_What you need to do:_ Gather all lines with "chart" from the records.

_Input for this task:_
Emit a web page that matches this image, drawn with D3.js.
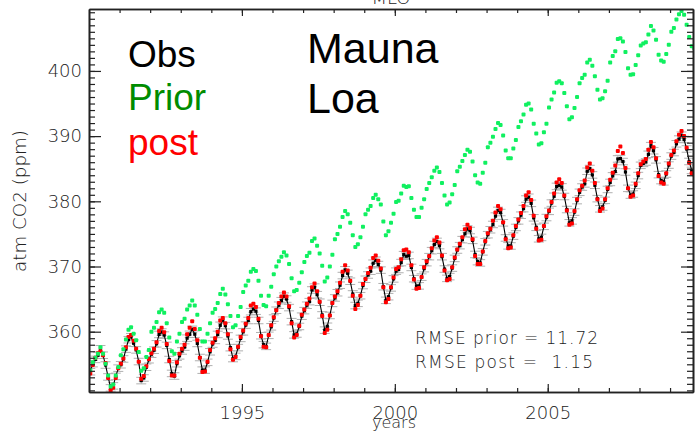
--
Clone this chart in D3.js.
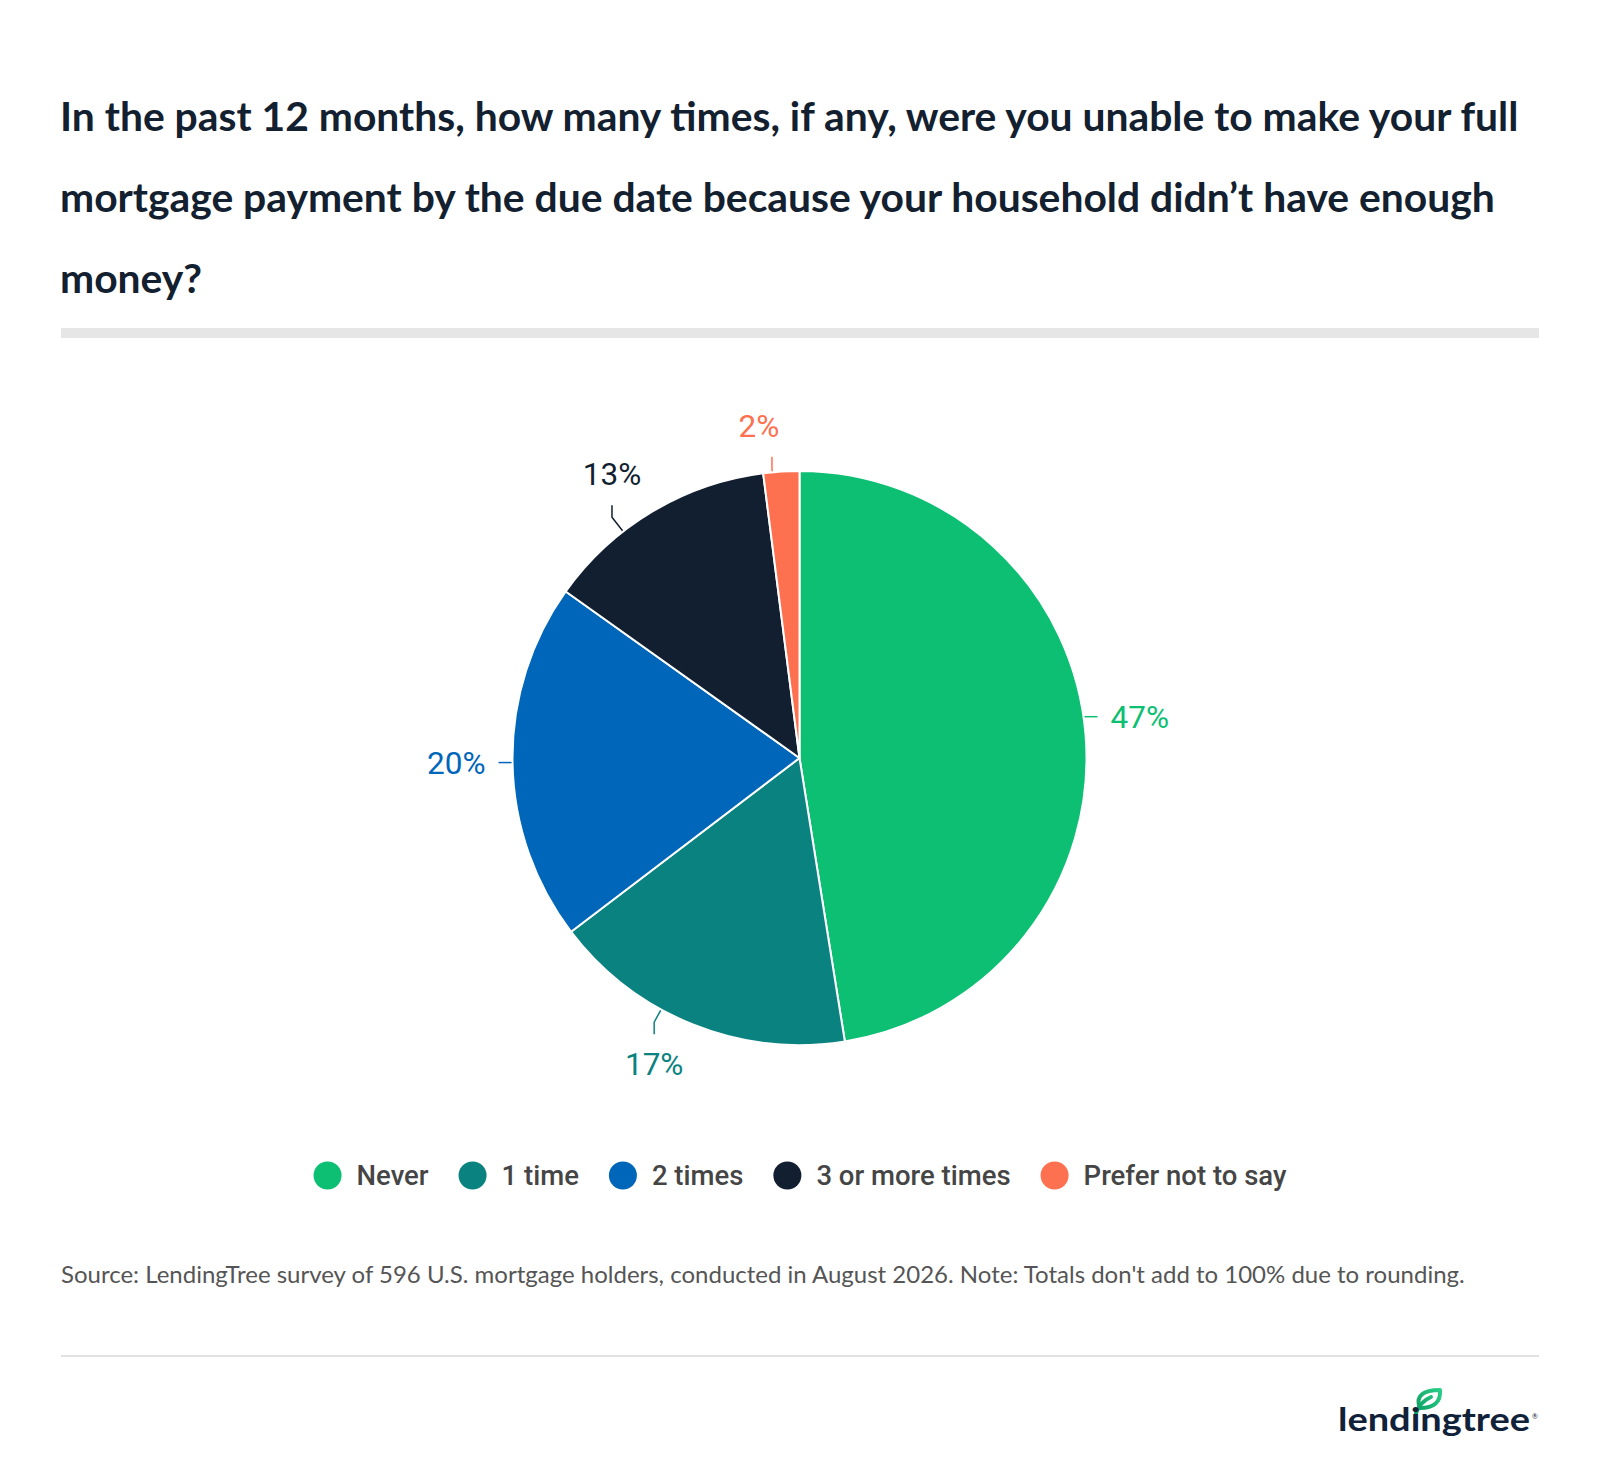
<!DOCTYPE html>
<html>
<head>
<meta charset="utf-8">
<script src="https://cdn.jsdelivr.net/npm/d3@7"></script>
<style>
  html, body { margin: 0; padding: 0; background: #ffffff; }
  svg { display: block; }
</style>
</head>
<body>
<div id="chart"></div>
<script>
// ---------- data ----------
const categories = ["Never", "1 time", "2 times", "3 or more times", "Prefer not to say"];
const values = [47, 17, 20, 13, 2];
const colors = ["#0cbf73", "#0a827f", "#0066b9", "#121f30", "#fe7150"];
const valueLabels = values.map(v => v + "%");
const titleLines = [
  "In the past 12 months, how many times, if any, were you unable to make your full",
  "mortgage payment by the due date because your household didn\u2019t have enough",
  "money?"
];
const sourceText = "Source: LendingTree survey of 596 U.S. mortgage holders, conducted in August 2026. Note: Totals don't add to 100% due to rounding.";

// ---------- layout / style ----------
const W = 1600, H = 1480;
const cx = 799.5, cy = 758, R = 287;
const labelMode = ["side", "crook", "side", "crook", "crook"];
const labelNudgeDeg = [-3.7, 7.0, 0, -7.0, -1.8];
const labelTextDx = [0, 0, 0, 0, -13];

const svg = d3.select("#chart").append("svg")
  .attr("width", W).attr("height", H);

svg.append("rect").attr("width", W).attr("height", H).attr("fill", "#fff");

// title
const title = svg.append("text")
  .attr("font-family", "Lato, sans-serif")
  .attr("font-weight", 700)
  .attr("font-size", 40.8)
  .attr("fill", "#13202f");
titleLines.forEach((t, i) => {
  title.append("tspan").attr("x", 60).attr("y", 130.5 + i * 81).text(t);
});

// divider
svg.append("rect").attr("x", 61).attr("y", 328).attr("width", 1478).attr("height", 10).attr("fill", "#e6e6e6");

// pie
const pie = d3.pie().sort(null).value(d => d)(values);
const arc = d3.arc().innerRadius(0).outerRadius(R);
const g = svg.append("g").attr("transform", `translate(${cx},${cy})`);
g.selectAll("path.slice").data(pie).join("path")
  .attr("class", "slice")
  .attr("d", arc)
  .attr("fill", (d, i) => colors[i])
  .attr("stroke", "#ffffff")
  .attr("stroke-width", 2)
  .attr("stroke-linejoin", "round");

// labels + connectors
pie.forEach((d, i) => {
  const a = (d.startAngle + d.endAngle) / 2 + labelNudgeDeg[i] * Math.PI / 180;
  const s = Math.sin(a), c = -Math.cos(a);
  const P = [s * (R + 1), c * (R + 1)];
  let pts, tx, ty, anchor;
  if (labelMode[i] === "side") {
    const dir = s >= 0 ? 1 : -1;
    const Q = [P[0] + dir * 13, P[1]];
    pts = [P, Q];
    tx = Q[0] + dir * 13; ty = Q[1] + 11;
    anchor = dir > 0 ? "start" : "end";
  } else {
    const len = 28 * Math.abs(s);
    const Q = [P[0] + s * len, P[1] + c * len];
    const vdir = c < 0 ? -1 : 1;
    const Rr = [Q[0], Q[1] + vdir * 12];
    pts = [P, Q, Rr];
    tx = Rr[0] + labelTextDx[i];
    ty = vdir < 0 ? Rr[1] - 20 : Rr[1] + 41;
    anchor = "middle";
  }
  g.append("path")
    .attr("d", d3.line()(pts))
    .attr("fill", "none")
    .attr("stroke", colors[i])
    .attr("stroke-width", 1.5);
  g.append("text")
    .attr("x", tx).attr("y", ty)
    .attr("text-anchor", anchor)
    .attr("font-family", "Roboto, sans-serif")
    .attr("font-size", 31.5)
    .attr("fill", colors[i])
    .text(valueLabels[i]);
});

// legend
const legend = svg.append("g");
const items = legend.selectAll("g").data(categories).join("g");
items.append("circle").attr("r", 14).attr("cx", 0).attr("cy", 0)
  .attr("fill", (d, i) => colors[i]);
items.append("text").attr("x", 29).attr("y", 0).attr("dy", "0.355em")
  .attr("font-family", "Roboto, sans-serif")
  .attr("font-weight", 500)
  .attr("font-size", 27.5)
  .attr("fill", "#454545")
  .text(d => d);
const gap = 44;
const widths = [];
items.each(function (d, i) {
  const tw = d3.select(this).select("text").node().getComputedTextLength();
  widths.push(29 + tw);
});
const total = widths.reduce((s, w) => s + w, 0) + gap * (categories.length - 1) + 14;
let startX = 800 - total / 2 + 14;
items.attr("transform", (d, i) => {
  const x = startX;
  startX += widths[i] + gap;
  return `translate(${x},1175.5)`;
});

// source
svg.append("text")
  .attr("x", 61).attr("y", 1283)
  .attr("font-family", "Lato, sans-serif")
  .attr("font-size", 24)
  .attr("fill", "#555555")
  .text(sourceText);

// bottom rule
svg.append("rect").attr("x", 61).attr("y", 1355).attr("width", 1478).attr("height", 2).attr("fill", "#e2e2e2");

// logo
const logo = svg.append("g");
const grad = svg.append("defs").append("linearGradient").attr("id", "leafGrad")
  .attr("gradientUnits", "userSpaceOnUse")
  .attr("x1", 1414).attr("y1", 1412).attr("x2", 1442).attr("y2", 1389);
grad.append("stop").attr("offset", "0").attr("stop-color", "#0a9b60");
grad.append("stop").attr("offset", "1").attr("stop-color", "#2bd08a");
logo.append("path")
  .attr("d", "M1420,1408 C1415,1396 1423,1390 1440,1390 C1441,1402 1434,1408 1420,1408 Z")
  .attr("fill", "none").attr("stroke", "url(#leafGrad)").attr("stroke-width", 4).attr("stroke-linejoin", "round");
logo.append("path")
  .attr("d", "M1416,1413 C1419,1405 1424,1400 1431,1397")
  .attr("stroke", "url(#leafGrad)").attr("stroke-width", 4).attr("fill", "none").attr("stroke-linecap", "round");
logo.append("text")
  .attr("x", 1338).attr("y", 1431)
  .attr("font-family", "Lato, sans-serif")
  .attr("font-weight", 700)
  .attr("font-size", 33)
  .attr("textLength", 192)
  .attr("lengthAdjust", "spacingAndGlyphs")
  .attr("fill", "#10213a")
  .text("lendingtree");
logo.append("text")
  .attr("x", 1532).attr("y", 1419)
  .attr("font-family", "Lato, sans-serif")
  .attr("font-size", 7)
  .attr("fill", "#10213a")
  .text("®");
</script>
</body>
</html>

_Response:_
Clone this chart in D3.js.
<div id="chart"></div>
const svg = d3.select("#chart").append("svg")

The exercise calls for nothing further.